[Start of Recorded information]

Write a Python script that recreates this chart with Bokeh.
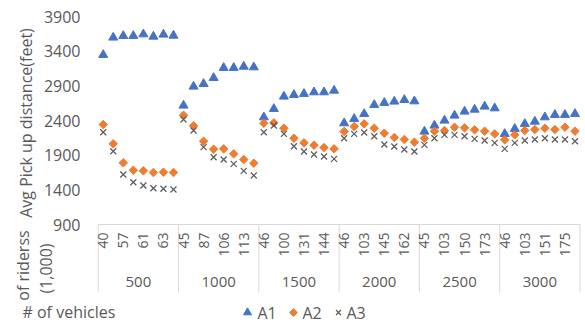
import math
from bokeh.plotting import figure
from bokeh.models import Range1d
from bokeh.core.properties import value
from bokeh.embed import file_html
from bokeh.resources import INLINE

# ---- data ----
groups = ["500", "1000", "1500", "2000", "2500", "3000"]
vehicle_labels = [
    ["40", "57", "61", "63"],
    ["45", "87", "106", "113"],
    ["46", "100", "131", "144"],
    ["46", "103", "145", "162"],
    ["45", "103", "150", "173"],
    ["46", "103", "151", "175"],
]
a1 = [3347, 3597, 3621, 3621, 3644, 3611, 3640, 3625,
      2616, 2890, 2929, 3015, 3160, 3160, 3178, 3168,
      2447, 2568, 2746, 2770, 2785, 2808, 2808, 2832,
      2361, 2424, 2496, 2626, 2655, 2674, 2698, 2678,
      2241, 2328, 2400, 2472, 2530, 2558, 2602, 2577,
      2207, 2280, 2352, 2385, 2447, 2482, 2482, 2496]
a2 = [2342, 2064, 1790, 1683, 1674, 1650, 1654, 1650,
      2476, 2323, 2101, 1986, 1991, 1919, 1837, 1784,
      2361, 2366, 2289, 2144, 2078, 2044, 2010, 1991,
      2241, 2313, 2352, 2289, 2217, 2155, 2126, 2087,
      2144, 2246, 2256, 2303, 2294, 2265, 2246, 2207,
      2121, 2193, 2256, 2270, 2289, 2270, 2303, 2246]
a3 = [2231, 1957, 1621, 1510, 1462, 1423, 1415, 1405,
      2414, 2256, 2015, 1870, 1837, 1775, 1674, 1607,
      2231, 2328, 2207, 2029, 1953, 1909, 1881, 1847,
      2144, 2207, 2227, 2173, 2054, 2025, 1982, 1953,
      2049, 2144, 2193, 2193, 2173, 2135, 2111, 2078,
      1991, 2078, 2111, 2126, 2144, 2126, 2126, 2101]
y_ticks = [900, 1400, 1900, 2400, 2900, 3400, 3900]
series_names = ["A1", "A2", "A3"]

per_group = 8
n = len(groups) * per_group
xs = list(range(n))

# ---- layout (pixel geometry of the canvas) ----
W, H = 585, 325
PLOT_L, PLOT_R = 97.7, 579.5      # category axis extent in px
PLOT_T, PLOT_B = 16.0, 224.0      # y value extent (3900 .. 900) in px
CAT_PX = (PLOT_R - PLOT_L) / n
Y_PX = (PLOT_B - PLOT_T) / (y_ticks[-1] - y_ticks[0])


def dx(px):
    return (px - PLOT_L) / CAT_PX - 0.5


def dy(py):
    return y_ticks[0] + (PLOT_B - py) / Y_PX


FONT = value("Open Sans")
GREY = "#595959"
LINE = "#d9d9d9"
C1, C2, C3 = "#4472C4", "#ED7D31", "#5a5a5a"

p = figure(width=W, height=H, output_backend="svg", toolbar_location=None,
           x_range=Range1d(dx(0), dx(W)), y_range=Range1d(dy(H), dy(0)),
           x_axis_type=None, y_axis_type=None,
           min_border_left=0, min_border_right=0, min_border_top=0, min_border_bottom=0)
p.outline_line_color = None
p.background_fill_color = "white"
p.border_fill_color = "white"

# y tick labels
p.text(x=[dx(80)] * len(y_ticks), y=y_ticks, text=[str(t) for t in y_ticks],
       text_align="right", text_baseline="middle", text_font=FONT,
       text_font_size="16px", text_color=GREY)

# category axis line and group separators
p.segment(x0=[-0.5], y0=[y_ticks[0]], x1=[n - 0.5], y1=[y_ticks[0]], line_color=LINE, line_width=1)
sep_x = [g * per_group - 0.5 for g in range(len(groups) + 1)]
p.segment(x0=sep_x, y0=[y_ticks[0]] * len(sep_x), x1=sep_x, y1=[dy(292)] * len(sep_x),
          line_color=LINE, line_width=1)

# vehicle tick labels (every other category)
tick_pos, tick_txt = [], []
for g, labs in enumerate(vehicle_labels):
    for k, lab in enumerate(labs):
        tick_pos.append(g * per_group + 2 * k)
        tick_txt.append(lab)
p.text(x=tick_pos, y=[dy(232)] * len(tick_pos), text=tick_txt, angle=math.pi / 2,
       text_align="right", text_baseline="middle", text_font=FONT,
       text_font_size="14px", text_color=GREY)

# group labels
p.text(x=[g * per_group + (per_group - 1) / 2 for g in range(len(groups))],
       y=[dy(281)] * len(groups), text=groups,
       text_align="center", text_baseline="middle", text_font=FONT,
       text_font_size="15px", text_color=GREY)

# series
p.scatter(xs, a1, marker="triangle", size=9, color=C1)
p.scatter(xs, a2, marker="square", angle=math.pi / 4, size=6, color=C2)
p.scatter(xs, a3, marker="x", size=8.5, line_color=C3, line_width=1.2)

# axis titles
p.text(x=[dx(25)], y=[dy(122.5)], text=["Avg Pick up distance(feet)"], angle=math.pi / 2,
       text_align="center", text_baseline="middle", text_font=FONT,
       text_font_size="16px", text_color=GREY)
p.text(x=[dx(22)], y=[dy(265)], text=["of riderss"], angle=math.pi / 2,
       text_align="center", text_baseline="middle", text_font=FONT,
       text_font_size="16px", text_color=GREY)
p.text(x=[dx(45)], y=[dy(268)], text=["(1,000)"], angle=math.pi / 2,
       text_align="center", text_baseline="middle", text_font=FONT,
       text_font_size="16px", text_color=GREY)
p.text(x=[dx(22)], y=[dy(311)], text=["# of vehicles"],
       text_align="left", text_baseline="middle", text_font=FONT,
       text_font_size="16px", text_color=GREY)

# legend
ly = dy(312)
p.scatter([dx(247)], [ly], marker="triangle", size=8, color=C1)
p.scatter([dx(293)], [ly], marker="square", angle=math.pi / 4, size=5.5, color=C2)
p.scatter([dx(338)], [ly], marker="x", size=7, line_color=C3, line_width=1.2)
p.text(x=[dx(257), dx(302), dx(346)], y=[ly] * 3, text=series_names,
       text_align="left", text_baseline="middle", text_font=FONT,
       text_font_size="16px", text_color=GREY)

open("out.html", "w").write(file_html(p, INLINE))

[End of Recorded information]
[Start of Recorded information]

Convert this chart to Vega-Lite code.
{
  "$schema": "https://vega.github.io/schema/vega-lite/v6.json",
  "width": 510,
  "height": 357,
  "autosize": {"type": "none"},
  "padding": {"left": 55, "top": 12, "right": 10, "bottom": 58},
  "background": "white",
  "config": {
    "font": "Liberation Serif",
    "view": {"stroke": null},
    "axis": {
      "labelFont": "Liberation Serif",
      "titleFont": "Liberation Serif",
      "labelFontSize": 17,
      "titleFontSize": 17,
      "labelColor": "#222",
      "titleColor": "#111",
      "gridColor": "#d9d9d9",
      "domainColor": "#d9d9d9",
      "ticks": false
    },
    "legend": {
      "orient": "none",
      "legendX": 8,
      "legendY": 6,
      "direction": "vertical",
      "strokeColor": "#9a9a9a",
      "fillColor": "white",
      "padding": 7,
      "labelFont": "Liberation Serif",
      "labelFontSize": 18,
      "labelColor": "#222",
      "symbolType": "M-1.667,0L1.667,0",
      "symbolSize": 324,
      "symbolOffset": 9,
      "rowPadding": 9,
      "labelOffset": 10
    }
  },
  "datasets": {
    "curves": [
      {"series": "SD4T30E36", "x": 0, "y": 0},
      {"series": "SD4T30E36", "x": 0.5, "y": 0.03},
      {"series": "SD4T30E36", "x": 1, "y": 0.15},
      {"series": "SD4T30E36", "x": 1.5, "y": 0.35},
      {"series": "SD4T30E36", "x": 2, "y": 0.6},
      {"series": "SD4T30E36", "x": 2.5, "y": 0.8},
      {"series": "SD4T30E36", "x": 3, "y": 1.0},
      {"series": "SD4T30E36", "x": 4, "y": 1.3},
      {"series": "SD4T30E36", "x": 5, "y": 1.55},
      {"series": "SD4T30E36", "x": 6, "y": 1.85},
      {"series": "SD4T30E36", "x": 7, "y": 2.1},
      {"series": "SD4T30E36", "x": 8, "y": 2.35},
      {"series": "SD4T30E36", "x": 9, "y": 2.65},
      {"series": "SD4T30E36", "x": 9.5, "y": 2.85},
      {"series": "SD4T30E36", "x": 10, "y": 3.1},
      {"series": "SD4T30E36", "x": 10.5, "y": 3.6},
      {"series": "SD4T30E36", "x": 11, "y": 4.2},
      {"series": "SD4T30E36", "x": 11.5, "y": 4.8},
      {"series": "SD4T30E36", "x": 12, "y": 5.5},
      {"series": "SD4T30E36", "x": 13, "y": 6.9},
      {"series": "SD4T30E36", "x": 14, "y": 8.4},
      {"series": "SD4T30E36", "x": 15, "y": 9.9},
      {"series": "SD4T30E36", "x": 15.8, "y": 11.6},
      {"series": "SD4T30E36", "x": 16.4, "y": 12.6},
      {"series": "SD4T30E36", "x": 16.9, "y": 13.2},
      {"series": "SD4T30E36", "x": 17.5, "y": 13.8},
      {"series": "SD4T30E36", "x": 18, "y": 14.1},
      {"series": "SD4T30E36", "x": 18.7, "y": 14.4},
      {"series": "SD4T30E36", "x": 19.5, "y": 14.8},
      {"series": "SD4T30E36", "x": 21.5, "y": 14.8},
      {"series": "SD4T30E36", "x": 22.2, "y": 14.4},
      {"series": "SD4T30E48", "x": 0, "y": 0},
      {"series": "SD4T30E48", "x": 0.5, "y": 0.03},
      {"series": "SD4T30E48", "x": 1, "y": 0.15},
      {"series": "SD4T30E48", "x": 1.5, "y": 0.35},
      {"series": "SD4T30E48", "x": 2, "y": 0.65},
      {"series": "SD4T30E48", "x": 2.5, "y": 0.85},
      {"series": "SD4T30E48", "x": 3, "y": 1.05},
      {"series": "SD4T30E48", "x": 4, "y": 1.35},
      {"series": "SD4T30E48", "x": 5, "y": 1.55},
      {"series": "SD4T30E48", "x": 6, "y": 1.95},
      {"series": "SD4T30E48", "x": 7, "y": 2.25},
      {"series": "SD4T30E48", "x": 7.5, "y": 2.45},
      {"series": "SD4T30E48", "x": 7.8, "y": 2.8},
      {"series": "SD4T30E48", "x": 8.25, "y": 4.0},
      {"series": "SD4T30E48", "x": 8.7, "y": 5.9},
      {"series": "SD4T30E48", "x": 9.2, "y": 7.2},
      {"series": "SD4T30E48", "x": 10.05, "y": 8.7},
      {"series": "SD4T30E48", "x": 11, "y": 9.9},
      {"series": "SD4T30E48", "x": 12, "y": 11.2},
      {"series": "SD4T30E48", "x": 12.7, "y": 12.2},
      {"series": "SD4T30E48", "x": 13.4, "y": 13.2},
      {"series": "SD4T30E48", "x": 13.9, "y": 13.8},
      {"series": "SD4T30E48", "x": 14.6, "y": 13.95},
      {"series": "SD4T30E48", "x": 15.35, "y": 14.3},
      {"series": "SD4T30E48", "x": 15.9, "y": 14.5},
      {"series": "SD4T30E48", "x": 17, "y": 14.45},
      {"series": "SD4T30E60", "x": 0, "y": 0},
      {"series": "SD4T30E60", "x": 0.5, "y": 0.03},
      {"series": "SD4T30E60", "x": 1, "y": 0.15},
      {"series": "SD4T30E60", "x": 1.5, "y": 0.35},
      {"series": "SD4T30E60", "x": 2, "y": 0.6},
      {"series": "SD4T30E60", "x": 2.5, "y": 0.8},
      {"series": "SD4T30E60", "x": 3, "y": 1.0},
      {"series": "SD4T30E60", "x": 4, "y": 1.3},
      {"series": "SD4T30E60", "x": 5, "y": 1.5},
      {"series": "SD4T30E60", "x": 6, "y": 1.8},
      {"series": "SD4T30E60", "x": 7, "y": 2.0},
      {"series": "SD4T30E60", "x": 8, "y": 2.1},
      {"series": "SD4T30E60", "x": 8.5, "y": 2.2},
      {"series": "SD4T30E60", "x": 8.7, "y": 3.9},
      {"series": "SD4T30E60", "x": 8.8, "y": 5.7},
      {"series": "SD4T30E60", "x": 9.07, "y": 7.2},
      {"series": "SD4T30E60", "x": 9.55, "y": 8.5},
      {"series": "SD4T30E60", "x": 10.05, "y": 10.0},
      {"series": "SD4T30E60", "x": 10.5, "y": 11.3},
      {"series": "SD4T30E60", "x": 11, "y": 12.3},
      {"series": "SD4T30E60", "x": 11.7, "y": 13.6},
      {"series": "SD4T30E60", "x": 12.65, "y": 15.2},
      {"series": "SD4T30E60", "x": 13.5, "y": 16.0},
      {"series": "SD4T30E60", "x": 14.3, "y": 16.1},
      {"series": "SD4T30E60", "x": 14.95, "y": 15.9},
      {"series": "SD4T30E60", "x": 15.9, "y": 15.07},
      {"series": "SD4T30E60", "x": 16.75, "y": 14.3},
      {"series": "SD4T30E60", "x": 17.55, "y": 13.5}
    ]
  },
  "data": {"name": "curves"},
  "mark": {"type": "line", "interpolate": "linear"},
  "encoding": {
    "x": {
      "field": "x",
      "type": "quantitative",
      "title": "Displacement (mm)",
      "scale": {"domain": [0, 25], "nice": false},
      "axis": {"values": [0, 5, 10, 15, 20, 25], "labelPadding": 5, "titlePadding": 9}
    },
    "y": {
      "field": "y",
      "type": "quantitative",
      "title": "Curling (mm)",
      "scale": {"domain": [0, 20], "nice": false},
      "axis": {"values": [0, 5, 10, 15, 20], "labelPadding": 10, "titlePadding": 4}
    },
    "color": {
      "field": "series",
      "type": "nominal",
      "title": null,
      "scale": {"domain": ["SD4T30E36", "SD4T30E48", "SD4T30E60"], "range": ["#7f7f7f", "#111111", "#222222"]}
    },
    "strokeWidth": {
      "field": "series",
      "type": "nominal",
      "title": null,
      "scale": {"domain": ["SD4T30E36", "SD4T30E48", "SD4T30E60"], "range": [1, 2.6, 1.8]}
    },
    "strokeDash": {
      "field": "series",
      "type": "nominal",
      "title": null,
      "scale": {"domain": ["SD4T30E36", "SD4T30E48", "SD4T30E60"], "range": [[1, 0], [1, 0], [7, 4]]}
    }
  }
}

[End of Recorded information]

The task - Go to the line containing "Write a Python" and copy exactly from there through the line containing "from bokeh.resources import INLINE", both included, and nothing more. Pictures are excluded.

Answer in full -
Write a Python script that recreates this chart with Bokeh.
import math
from bokeh.plotting import figure
from bokeh.models import Range1d
from bokeh.core.properties import value
from bokeh.embed import file_html
from bokeh.resources import INLINE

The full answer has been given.